@[email protected], as far as I can tell, you always use Bing Image Creator.
And as far as I can tell, @[email protected] always uses Midjourney.
I don't use either. But as far as I know, neither service currently charges for generation of images. I don't know if there's some sort of different rate-limit that favors one over the other, or another reason to use Bing (perhaps Midjourney's model is intentionally not trained on Sailor Moon?), but I do believe that Midjourney can do a few things that Bing doesn't.
One of those is inpainting. Inpainting, for those who haven't used it, lets one start with an existing image, create a mask that specifies that only part of the image should be regenerated, and then regenerate that part of the image using a specified prompt (which might differ from the prompt used to generate the image as a whole). I know that Thelsim's used this feature before with Midjourney, because she once used it to update an image with some sort of poison witch image with hands over a green glowing pot, so I'm pretty sure that it's available to Midjourney general users.
I know that you recently expressed frustration with Bing's Image Creator's current functionality, wanted more.
Inpainting's time-consuming, but it can let a lot of images be rescued, rather than having to just re-reroll the whole image. Have you tried using Midjourney? Was there anything there that you found made it not acceptable?
The inpainting has improved a lot since then. Recently they introduced an external editor that allows you to do more accurate inpainting and even retexturing.
For example, taking one of the images here.
With retexturing I can write:
A 1900s photograph, of sailor moon and politicians and a xenomorph, in congress
And have it transformed while keeping the original characters:
There's also the option to repaint:
And to expand the image:
But things it doesn't do well is accurate stuff, like flags, characters, that kind of thing. It likes to hallucinate a little so, for example, you won't get a perfect flag. And even a sailor moon will often look a bit off-brand.
Thanks for trying it out! Both the inpainting and outpainting -- the expansion -- worked better than I'd expected, though I dunno if that's exactly what M0oP0o's after.
I have tried midjourney before. The results where..... Underwhelming. Lots of odd artifacting, slow creation time and yes it had some issues with sailormoon.
I might try again, as it has been a while.
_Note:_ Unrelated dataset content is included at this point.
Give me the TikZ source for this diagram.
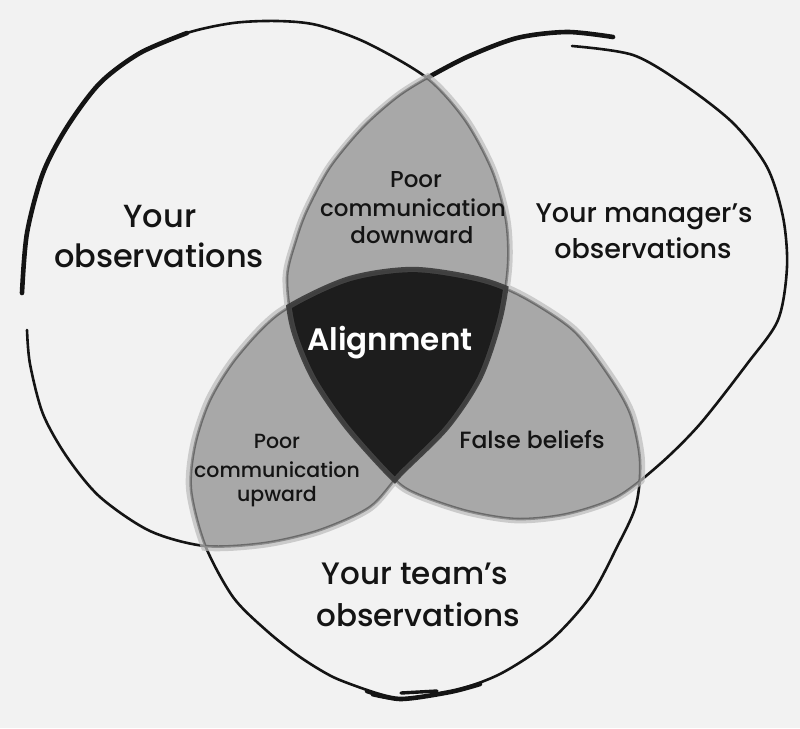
\documentclass[tikz,border=0pt]{standalone}
\usepackage{fontspec}
\setmainfont{Poppins}[UprightFont={* Medium}, BoldFont={* SemiBold}]
\definecolor{paper}{HTML}{F2F2F2}
\definecolor{ink}{HTML}{141414}
\definecolor{washcore}{HTML}{8C8C8C}
\definecolor{washedge}{HTML}{BDBDBD}
\definecolor{deepcore}{HTML}{131313}
\definecolor{deepedge}{HTML}{3C3C3C}

% outlines of the three sets, in pixel-like units (y grows downward)
\def\ringL{plot[smooth cycle] coordinates {(22,300) (30,364) (43,414) (67,457) (100,497) (150,531) (205,546) (265,543) (320,530) (370,507) (400,474) (447,427) (480,377) (500,318) (508,265) (506,220) (492,170) (465,120) (427,78) (367,43) (317,25) (277,21) (233,23) (187,33) (140,53) (100,83) (67,127) (43,173) (27,233)}}
\def\ringR{plot[smooth cycle] coordinates {(633,53) (683,83) (733,123) (767,167) (783,217) (787,267) (778,320) (747,364) (700,424) (660,464) (617,497) (567,514) (517,519) (467,511) (417,494) (393,478) (347,427) (313,377) (293,327) (287,277) (296,240) (307,210) (330,167) (363,127) (397,97) (427,78) (467,57) (517,38) (570,36)}}
\def\ringB{plot[smooth cycle] coordinates {(367,690) (333,677) (300,657) (267,631) (233,597) (205,545) (191,490) (195,445) (210,400) (237,357) (280,313) (347,280) (413,270) (480,280) (523,297) (573,330) (607,373) (630,413) (640,460) (636,505) (617,547) (590,597) (550,641) (500,674) (450,692) (400,698)}}

\begin{document}
\begin{tikzpicture}[x=1pt,y=-1pt,
  ring/.style={draw=ink, line width=2.6pt, line cap=round, line join=round},
  heavy/.style={draw=ink, line width=4.6pt, line cap=round, line join=round},
  setlabel/.style={anchor=base, inner sep=0pt, text=ink, font=\fontsize{#1}{#1}\selectfont},
  zonelabel/.style={anchor=base, inner sep=0pt, text=ink, font=\fontsize{#1}{#1}\selectfont},
  corelabel/.style={anchor=base, inner sep=0pt, text=white, font=\fontsize{#1}{#1}\selectfont\bfseries},
  grow L/.style={scale around={#1:(264,284)}},
  grow R/.style={scale around={#1:(537,278)}},
  grow B/.style={scale around={#1:(415,483)}}]

% paper
\fill[paper] (0,0) rectangle (800,728);
\useasboundingbox (0,0) rectangle (800,728);

% hand-drawn outlines
\coordinate (cL) at (264,284);
\coordinate (cR) at (537,278);
\coordinate (cB) at (415,483);
\draw[ring] plot[smooth] coordinates {(27,330) (30,364) (43,414) (67,457) (100,497) (150,531) (205,546) (265,543) (320,530) (370,507) (400,474) (447,427) (480,377) (500,318) (508,265) (506,220) (492,170) (465,120) (427,78) (367,43) (317,25) (277,21) (233,23) (187,33) (140,53) (100,83) (67,127) (43,173) (27,233) (22,293)};
\draw[heavy] plot[smooth] coordinates {(187,33) (140,53) (100,83) (67,127) (43,173) (27,233) (22,293)};
\draw[ring] plot[smooth] coordinates {(572,46) (633,55) (683,84) (733,123) (767,167) (783,217) (787,267) (778,320) (747,364) (700,424) (660,464) (617,497) (567,514) (517,519) (467,511) (417,494) (393,478) (347,427) (313,377) (293,327) (287,277) (296,240) (307,210) (330,167) (363,127) (397,97) (427,78) (467,57) (517,38) (567,32) (613,37)};
\draw[heavy] plot[smooth] coordinates {(427,78) (467,57) (517,38) (567,32) (613,37)};
\draw[ring] plot[smooth] coordinates {(367,690) (333,677) (300,657) (267,631) (233,597) (205,545) (191,490) (195,445) (210,400) (237,357) (280,313) (347,280) (413,270) (480,280) (523,297) (573,330) (607,373) (630,413) (640,460) (636,505) (617,547) (590,597) (550,641) (500,674) (450,692) (400,699) (372,695)};
\draw[heavy] plot[smooth] coordinates {(480,684) (450,692) (400,699) (367,691)};
\draw[heavy, line width=3.4pt] (401,693) -- (437,691);

% grey wash over the pairwise overlaps
\begin{scope}[transparency group, opacity=0.72]
  \begin{scope}
    \clip[grow L=1.018] \ringL;
    \fill[washedge, grow R=1.018] \ringR;
  \end{scope}
  \begin{scope}
    \clip[grow L=1.018] \ringL;
    \fill[washedge, grow B=1.022] \ringB;
  \end{scope}
  \begin{scope}
    \clip[grow R=1.018] \ringR;
    \fill[washedge, grow B=1.022] \ringB;
  \end{scope}
  \begin{scope}
    \clip \ringL;
    \fill[washcore] \ringR;
  \end{scope}
  \begin{scope}
    \clip \ringL;
    \fill[washcore] \ringB;
  \end{scope}
  \begin{scope}
    \clip \ringR;
    \fill[washcore] \ringB;
  \end{scope}
\end{scope}

% dark wash over the common core
\begin{scope}[transparency group, opacity=0.93]
  \begin{scope}
    \clip[grow L=1.012] \ringL;
    \clip[grow R=1.012] \ringR;
    \fill[deepedge, grow B=1.015] \ringB;
  \end{scope}
  \begin{scope}
    \clip[grow L=0.99] \ringL;
    \clip[grow R=0.99] \ringR;
    \fill[deepcore, grow B=0.99] \ringB;
  \end{scope}
\end{scope}

% set labels
\node[setlabel=32] (youA) at (160,227) {Your};
\node[setlabel=32] (youB) at (159,267) {observations};
\node[setlabel=27] (mgrA) at (644,222) {Your manager’s};
\node[setlabel=27] (mgrB) at (643,258) {observations};
\node[setlabel=31] (teamA) at (415,584) {Your team’s};
\node[setlabel=31] (teamB) at (418,626) {observations};

% overlap labels
\node[zonelabel=23] (downA) at (416,187) {Poor};
\node[zonelabel=23] (downB) at (413,216) {communication};
\node[zonelabel=23] (downC) at (412,243) {downward};
\node[zonelabel=20.5] (upA) at (277,448) {Poor};
\node[zonelabel=20.5] (upB) at (277,477) {communication};
\node[zonelabel=20.5] (upC) at (277,501) {upward};
\node[zonelabel=23.5] (falseA) at (532,448) {False beliefs};
\node[corelabel=31] (core) at (390,350) {Alignment};
\end{tikzpicture}
\end{document}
It would be nice to have more control.
Oh I also tried local generation (forgot the name) and wooooow is my local PC bad at pictures (clearly can't be my lack of ability it setting it up).
Lots of odd artifacting, slow creation time and yes it had some issues with sailormoon.
It probably isn't worth the effort for most things, but one option might also be -- and I'm not saying that this will work well, but a thought -- using both. That is, if Bing Image Creator can generate images with content that you want but gets some details wrong and can't do inpainting, but Midjourney can do inpainting, it might be possible to take a Bing-generated image that's 90% of what you want and then inpaint the particular detail at issue using Midjourney. The inpainting will use the surrounding image as an input, so it should tend to try to generate similar image.
I'd guess that the problem is that an image generated with one model probably isn't going to be terribly stable in another model -- like, it probably won't converge on exactly the same thing -- but it might be that surrounding content is enough to hint it to do the right thing, if there's enough of that context.
I mean, that's basically -- for a limited case -- how AI upscaling works. It gets an image that the model didn't generate, and then it tries to generate a new image, albeit with only slight "pressure" to modify rather than retain the existing image.
It might produce total garbage, too, but might be worth an experiment.
What I'd probably try to do if I were doing this locally is to feed my starting image into the thing to generate prompt terms that my local model can use to generate a similar-looking image, and include those when doing inpainting, since those prompt terms will be adapted to trying to create a reasonably-similar image using the different model. On Automatic1111, there's an extension called Clip Interrogator that can do this ("image to text").
Searching online, it looks like Midjourney has similar functionality, the /describe command.
It's not magic -- I mean, end of the day, the model can only do what it's been trained on -- but I've found that to be helpful locally, since I'd bet that Bing and Midjourney expect different prompt terms for a given image.
Oh I also tried local generation (forgot the name) and wooooow is my local PC bad at pictures (clearly can’t be my lack of ability it setting it up).
Hmm. Well, that I've done. Like, was the problem that it was slow? I can believe it, but just as a sanity check, if you run on a CPU, pretty much everything is mind-bogglingly slow. Do you know if you were running it on a GPU, and if so, how much VRAM it has? And what you were using (like, Stable Diffusion 1.5, Stable Diffusion XL, Flux, etc?)